### [Do this]
Transcribe each line of the material as it is, and drop any picture.

### [Source excerpt]
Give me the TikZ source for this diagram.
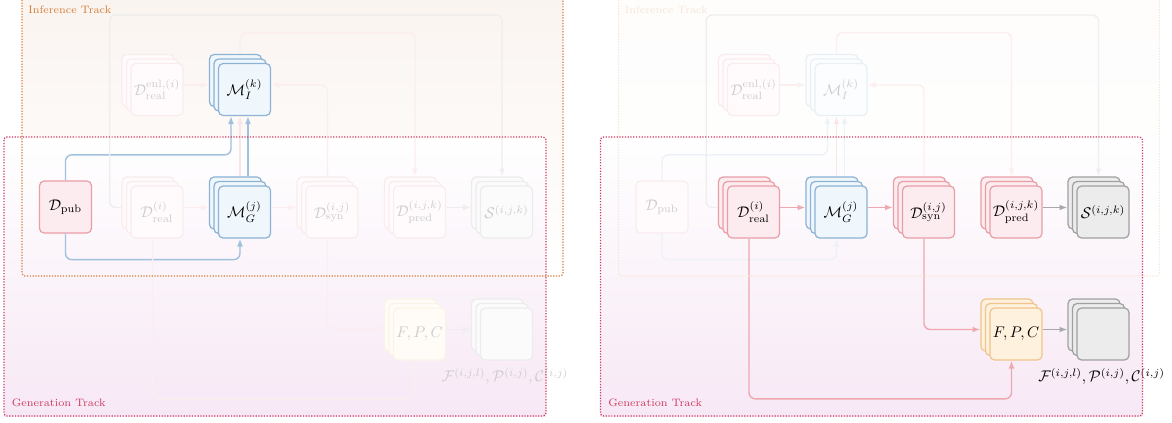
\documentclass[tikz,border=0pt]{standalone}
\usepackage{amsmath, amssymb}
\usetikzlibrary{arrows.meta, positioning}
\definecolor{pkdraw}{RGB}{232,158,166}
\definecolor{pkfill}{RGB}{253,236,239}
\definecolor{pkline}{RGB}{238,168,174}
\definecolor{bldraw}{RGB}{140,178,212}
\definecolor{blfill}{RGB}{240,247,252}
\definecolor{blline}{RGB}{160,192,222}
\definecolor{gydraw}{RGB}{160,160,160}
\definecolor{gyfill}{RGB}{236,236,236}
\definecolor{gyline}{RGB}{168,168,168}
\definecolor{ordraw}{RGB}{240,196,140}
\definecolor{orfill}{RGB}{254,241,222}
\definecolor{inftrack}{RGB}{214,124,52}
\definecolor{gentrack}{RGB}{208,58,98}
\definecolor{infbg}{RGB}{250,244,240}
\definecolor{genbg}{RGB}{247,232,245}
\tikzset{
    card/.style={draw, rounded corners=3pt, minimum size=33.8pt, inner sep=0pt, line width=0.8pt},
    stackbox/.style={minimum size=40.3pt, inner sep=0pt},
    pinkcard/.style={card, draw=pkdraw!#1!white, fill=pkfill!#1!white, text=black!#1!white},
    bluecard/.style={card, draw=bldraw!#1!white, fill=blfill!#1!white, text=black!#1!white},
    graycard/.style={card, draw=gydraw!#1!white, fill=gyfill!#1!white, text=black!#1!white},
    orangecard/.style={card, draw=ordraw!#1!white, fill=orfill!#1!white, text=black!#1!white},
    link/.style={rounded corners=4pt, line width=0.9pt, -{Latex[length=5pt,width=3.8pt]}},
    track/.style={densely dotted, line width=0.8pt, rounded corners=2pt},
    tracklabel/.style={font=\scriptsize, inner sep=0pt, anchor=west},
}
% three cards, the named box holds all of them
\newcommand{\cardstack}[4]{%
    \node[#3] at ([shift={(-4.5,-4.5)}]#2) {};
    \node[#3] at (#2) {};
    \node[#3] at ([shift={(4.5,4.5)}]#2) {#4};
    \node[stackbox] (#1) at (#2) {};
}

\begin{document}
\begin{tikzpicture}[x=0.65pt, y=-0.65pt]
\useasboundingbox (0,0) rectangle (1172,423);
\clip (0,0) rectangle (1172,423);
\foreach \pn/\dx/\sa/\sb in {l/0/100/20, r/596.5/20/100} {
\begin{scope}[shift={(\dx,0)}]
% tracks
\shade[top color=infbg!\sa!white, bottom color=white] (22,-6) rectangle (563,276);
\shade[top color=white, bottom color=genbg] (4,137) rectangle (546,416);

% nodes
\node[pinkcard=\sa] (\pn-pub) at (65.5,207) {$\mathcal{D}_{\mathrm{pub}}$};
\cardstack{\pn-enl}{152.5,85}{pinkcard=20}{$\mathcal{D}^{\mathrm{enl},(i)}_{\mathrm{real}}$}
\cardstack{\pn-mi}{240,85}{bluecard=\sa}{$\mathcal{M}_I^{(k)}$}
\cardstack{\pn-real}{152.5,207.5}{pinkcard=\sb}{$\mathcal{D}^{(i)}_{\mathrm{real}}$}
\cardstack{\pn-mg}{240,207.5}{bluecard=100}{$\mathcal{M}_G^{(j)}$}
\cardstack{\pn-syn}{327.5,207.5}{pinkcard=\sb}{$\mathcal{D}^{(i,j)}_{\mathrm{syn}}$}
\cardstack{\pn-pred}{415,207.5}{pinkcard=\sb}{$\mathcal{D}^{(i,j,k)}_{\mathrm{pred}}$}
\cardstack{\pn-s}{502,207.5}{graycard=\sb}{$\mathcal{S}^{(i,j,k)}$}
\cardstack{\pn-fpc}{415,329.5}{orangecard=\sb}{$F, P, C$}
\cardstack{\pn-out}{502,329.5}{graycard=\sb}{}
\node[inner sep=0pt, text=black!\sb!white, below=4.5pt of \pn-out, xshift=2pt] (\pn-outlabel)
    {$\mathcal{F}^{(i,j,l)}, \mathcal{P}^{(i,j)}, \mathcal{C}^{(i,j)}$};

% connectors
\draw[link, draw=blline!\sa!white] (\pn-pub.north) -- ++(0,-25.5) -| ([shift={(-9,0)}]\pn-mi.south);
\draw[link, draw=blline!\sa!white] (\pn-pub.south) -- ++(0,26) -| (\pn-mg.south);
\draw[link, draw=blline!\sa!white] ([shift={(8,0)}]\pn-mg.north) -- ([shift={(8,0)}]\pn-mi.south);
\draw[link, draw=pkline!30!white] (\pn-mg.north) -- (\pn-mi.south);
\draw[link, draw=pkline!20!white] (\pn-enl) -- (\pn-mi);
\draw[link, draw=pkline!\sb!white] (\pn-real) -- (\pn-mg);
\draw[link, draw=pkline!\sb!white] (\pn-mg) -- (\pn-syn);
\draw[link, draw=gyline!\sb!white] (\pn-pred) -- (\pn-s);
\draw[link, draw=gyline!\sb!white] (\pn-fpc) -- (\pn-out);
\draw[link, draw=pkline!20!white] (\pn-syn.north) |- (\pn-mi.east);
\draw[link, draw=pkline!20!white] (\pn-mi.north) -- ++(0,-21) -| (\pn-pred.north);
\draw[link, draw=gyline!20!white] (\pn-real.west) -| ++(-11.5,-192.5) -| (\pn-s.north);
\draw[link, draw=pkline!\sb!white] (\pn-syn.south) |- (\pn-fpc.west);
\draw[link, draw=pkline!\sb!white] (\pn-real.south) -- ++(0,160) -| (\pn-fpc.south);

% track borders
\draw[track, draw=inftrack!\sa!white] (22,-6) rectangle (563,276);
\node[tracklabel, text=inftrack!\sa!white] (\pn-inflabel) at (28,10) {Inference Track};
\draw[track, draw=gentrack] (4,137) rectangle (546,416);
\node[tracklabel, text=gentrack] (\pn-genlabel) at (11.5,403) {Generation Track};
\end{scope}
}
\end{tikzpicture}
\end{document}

### [Result for this exercise]
Give me the TikZ source for this diagram.
\documentclass[tikz,border=0pt]{standalone}
\usepackage{amsmath, amssymb}
\usetikzlibrary{arrows.meta, positioning}
\definecolor{pkdraw}{RGB}{232,158,166}
\definecolor{pkfill}{RGB}{253,236,239}
\definecolor{pkline}{RGB}{238,168,174}
\definecolor{bldraw}{RGB}{140,178,212}
\definecolor{blfill}{RGB}{240,247,252}
\definecolor{blline}{RGB}{160,192,222}
\definecolor{gydraw}{RGB}{160,160,160}
\definecolor{gyfill}{RGB}{236,236,236}
\definecolor{gyline}{RGB}{168,168,168}
\definecolor{ordraw}{RGB}{240,196,140}
\definecolor{orfill}{RGB}{254,241,222}
\definecolor{inftrack}{RGB}{214,124,52}
\definecolor{gentrack}{RGB}{208,58,98}
\definecolor{infbg}{RGB}{250,244,240}
\definecolor{genbg}{RGB}{247,232,245}
\tikzset{
    card/.style={draw, rounded corners=3pt, minimum size=33.8pt, inner sep=0pt, line width=0.8pt},
    stackbox/.style={minimum size=40.3pt, inner sep=0pt},
    pinkcard/.style={card, draw=pkdraw!#1!white, fill=pkfill!#1!white, text=black!#1!white},
    bluecard/.style={card, draw=bldraw!#1!white, fill=blfill!#1!white, text=black!#1!white},
    graycard/.style={card, draw=gydraw!#1!white, fill=gyfill!#1!white, text=black!#1!white},
    orangecard/.style={card, draw=ordraw!#1!white, fill=orfill!#1!white, text=black!#1!white},
    link/.style={rounded corners=4pt, line width=0.9pt, -{Latex[length=5pt,width=3.8pt]}},
    track/.style={densely dotted, line width=0.8pt, rounded corners=2pt},
    tracklabel/.style={font=\scriptsize, inner sep=0pt, anchor=west},
}
% three cards, the named box holds all of them
\newcommand{\cardstack}[4]{%
    \node[#3] at ([shift={(-4.5,-4.5)}]#2) {};
    \node[#3] at (#2) {};
    \node[#3] at ([shift={(4.5,4.5)}]#2) {#4};
    \node[stackbox] (#1) at (#2) {};
}

\begin{document}
\begin{tikzpicture}[x=0.65pt, y=-0.65pt]
\useasboundingbox (0,0) rectangle (1172,423);
\clip (0,0) rectangle (1172,423);
\foreach \pn/\dx/\sa/\sb in {l/0/100/20, r/596.5/20/100} {
\begin{scope}[shift={(\dx,0)}]
% tracks
\shade[top color=infbg!\sa!white, bottom color=white] (22,-6) rectangle (563,276);
\shade[top color=white, bottom color=genbg] (4,137) rectangle (546,416);

% nodes
\node[pinkcard=\sa] (\pn-pub) at (65.5,207) {$\mathcal{D}_{\mathrm{pub}}$};
\cardstack{\pn-enl}{152.5,85}{pinkcard=20}{$\mathcal{D}^{\mathrm{enl},(i)}_{\mathrm{real}}$}
\cardstack{\pn-mi}{240,85}{bluecard=\sa}{$\mathcal{M}_I^{(k)}$}
\cardstack{\pn-real}{152.5,207.5}{pinkcard=\sb}{$\mathcal{D}^{(i)}_{\mathrm{real}}$}
\cardstack{\pn-mg}{240,207.5}{bluecard=100}{$\mathcal{M}_G^{(j)}$}
\cardstack{\pn-syn}{327.5,207.5}{pinkcard=\sb}{$\mathcal{D}^{(i,j)}_{\mathrm{syn}}$}
\cardstack{\pn-pred}{415,207.5}{pinkcard=\sb}{$\mathcal{D}^{(i,j,k)}_{\mathrm{pred}}$}
\cardstack{\pn-s}{502,207.5}{graycard=\sb}{$\mathcal{S}^{(i,j,k)}$}
\cardstack{\pn-fpc}{415,329.5}{orangecard=\sb}{$F, P, C$}
\cardstack{\pn-out}{502,329.5}{graycard=\sb}{}
\node[inner sep=0pt, text=black!\sb!white, below=4.5pt of \pn-out, xshift=2pt] (\pn-outlabel)
    {$\mathcal{F}^{(i,j,l)}, \mathcal{P}^{(i,j)}, \mathcal{C}^{(i,j)}$};

% connectors
\draw[link, draw=blline!\sa!white] (\pn-pub.north) -- ++(0,-25.5) -| ([shift={(-9,0)}]\pn-mi.south);
\draw[link, draw=blline!\sa!white] (\pn-pub.south) -- ++(0,26) -| (\pn-mg.south);
\draw[link, draw=blline!\sa!white] ([shift={(8,0)}]\pn-mg.north) -- ([shift={(8,0)}]\pn-mi.south);
\draw[link, draw=pkline!30!white] (\pn-mg.north) -- (\pn-mi.south);
\draw[link, draw=pkline!20!white] (\pn-enl) -- (\pn-mi);
\draw[link, draw=pkline!\sb!white] (\pn-real) -- (\pn-mg);
\draw[link, draw=pkline!\sb!white] (\pn-mg) -- (\pn-syn);
\draw[link, draw=gyline!\sb!white] (\pn-pred) -- (\pn-s);
\draw[link, draw=gyline!\sb!white] (\pn-fpc) -- (\pn-out);
\draw[link, draw=pkline!20!white] (\pn-syn.north) |- (\pn-mi.east);
\draw[link, draw=pkline!20!white] (\pn-mi.north) -- ++(0,-21) -| (\pn-pred.north);
\draw[link, draw=gyline!20!white] (\pn-real.west) -| ++(-11.5,-192.5) -| (\pn-s.north);
\draw[link, draw=pkline!\sb!white] (\pn-syn.south) |- (\pn-fpc.west);
\draw[link, draw=pkline!\sb!white] (\pn-real.south) -- ++(0,160) -| (\pn-fpc.south);

% track borders
\draw[track, draw=inftrack!\sa!white] (22,-6) rectangle (563,276);
\node[tracklabel, text=inftrack!\sa!white] (\pn-inflabel) at (28,10) {Inference Track};
\draw[track, draw=gentrack] (4,137) rectangle (546,416);
\node[tracklabel, text=gentrack] (\pn-genlabel) at (11.5,403) {Generation Track};
\end{scope}
}
\end{tikzpicture}
\end{document}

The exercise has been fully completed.